### Set exercise
Retype the data exactly, from its first line to the line containing "2.88, 2.85, 2.85]", including both, and skip any picture.

### Information provided
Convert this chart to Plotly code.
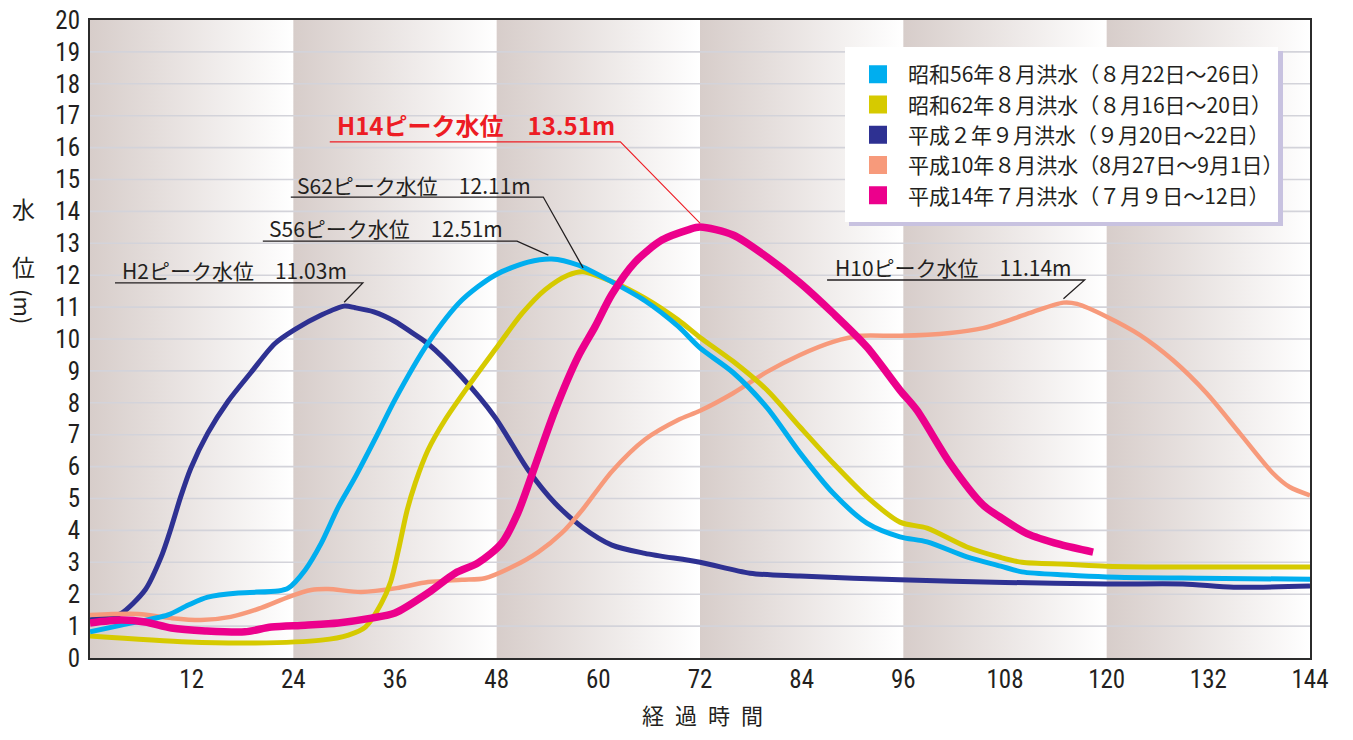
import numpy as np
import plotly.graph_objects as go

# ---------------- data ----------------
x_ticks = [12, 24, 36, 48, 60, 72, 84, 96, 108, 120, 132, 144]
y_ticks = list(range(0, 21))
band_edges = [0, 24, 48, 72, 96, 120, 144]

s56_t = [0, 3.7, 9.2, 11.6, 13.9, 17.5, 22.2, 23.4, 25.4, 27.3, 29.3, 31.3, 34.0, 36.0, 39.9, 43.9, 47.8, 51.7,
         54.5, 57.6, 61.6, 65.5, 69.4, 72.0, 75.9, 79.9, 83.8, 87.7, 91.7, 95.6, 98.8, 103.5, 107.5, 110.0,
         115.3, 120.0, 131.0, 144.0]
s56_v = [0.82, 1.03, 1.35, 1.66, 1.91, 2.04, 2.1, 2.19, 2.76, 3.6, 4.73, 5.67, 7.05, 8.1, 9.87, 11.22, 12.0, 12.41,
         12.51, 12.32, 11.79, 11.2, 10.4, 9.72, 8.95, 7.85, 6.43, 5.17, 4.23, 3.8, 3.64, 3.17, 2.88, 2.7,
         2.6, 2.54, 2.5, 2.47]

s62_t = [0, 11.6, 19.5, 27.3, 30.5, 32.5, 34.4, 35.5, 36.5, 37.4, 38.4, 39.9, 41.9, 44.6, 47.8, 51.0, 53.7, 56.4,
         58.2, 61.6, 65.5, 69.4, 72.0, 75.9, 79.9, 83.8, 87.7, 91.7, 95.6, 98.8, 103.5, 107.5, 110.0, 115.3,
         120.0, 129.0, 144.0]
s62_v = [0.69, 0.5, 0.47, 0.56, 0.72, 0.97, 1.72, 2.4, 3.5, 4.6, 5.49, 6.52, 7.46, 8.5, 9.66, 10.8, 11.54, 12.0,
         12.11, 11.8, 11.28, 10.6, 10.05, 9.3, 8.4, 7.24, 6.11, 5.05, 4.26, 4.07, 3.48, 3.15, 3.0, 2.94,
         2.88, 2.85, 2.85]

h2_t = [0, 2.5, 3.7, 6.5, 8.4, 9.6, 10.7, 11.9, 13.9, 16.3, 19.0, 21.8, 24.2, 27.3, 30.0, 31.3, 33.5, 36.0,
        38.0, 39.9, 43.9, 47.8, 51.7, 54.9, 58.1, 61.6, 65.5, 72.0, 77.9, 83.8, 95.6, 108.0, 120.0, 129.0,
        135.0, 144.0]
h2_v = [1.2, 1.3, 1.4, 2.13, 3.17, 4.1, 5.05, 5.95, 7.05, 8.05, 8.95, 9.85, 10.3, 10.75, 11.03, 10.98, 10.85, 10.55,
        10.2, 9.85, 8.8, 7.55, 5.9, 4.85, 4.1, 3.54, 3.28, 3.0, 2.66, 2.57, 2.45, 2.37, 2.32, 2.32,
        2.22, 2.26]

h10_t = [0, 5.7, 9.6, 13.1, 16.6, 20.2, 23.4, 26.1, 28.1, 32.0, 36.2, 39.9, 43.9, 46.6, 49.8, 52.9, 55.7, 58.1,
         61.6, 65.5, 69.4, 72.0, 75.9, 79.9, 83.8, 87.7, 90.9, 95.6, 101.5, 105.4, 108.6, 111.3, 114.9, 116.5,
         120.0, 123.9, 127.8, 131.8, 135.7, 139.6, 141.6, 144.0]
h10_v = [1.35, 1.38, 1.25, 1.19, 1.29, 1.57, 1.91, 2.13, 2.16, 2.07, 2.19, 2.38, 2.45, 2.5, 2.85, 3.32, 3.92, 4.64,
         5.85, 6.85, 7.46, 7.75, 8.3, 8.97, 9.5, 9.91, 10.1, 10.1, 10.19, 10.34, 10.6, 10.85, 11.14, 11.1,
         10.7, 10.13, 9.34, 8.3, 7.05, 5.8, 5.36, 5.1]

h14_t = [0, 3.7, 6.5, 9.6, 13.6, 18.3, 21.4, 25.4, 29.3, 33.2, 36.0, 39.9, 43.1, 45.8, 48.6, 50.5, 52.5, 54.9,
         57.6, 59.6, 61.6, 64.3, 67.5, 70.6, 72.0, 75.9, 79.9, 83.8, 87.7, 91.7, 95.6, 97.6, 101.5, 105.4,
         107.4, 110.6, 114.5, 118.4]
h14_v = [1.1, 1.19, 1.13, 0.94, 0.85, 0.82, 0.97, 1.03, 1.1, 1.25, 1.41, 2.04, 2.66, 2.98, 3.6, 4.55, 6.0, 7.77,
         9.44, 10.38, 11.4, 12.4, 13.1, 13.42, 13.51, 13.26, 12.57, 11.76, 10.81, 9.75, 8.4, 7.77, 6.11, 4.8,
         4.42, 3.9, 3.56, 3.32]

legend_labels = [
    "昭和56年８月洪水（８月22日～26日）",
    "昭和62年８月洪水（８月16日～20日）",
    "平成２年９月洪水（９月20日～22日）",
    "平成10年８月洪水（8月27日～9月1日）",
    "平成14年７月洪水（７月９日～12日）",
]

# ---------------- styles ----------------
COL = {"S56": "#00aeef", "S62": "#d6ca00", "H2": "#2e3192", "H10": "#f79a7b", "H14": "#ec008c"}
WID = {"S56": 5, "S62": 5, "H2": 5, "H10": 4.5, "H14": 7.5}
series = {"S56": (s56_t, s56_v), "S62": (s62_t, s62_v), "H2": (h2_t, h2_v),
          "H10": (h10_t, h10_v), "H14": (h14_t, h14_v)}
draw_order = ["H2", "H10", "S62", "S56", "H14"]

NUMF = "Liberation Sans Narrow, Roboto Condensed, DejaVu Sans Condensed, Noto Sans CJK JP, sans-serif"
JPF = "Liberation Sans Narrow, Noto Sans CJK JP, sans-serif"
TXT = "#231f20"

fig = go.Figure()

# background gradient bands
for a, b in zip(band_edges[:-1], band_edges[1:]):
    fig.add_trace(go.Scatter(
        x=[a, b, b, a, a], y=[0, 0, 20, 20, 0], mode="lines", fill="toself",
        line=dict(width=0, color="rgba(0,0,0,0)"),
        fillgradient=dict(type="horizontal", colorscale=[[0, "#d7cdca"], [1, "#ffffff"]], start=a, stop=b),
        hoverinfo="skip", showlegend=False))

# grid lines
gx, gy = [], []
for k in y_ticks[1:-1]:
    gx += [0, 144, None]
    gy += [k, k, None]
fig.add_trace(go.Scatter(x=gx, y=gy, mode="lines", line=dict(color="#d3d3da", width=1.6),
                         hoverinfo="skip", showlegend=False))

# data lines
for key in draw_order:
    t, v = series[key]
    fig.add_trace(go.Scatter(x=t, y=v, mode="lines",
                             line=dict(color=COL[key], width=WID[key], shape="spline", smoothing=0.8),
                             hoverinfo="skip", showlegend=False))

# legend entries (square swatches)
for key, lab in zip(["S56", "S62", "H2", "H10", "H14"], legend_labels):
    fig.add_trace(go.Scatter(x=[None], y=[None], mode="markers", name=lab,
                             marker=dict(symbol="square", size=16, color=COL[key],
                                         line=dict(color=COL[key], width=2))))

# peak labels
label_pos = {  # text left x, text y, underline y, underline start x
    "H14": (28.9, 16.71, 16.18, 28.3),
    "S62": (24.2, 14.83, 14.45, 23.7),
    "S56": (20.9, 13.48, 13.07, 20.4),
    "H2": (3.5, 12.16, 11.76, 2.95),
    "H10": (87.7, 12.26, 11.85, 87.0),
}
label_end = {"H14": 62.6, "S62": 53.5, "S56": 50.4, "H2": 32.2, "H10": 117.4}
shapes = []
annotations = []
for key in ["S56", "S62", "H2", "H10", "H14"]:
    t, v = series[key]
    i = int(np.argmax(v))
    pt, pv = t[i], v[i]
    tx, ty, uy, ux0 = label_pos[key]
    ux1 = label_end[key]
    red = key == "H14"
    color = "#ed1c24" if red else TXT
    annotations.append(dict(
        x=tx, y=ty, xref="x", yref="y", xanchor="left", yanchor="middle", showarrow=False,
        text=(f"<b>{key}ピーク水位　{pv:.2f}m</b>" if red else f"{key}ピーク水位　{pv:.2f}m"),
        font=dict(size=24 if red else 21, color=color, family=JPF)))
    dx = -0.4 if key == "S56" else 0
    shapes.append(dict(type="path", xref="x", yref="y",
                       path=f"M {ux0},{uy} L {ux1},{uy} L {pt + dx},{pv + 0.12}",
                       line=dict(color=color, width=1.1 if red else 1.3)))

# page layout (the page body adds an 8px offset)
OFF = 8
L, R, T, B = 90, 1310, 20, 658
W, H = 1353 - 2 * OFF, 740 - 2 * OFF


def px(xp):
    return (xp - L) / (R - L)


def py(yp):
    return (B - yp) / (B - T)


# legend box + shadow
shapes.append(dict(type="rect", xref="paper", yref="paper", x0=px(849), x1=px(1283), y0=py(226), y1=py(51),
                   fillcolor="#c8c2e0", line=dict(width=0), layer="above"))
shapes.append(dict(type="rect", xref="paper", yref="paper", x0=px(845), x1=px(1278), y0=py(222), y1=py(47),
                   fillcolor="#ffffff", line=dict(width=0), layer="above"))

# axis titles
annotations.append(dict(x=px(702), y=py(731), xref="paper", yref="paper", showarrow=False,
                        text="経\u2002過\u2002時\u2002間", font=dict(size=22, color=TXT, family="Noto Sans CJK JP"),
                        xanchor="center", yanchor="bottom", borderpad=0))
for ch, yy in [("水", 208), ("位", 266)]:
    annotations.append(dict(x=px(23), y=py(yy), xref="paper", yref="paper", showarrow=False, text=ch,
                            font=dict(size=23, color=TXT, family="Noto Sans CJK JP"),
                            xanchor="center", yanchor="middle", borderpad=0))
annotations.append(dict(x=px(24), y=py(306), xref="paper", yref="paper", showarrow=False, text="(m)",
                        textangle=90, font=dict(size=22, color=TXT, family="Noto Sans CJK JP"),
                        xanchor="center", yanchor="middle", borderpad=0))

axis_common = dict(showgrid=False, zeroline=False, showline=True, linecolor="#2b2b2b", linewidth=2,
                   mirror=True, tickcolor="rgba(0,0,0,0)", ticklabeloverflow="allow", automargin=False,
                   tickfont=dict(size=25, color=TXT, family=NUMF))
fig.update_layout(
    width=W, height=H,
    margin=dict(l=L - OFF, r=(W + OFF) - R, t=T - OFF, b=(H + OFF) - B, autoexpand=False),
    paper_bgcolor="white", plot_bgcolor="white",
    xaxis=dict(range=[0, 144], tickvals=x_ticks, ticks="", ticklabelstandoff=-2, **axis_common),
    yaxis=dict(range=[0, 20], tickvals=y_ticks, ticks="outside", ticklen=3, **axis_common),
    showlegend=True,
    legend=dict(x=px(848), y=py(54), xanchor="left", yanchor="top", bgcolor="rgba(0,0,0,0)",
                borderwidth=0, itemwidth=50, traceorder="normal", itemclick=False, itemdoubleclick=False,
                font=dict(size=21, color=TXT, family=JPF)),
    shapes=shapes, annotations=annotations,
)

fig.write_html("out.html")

### Correct answer
Convert this chart to Plotly code.
import numpy as np
import plotly.graph_objects as go

# ---------------- data ----------------
x_ticks = [12, 24, 36, 48, 60, 72, 84, 96, 108, 120, 132, 144]
y_ticks = list(range(0, 21))
band_edges = [0, 24, 48, 72, 96, 120, 144]

s56_t = [0, 3.7, 9.2, 11.6, 13.9, 17.5, 22.2, 23.4, 25.4, 27.3, 29.3, 31.3, 34.0, 36.0, 39.9, 43.9, 47.8, 51.7,
         54.5, 57.6, 61.6, 65.5, 69.4, 72.0, 75.9, 79.9, 83.8, 87.7, 91.7, 95.6, 98.8, 103.5, 107.5, 110.0,
         115.3, 120.0, 131.0, 144.0]
s56_v = [0.82, 1.03, 1.35, 1.66, 1.91, 2.04, 2.1, 2.19, 2.76, 3.6, 4.73, 5.67, 7.05, 8.1, 9.87, 11.22, 12.0, 12.41,
         12.51, 12.32, 11.79, 11.2, 10.4, 9.72, 8.95, 7.85, 6.43, 5.17, 4.23, 3.8, 3.64, 3.17, 2.88, 2.7,
         2.6, 2.54, 2.5, 2.47]

s62_t = [0, 11.6, 19.5, 27.3, 30.5, 32.5, 34.4, 35.5, 36.5, 37.4, 38.4, 39.9, 41.9, 44.6, 47.8, 51.0, 53.7, 56.4,
         58.2, 61.6, 65.5, 69.4, 72.0, 75.9, 79.9, 83.8, 87.7, 91.7, 95.6, 98.8, 103.5, 107.5, 110.0, 115.3,
         120.0, 129.0, 144.0]
s62_v = [0.69, 0.5, 0.47, 0.56, 0.72, 0.97, 1.72, 2.4, 3.5, 4.6, 5.49, 6.52, 7.46, 8.5, 9.66, 10.8, 11.54, 12.0,
         12.11, 11.8, 11.28, 10.6, 10.05, 9.3, 8.4, 7.24, 6.11, 5.05, 4.26, 4.07, 3.48, 3.15, 3.0, 2.94,
         2.88, 2.85, 2.85]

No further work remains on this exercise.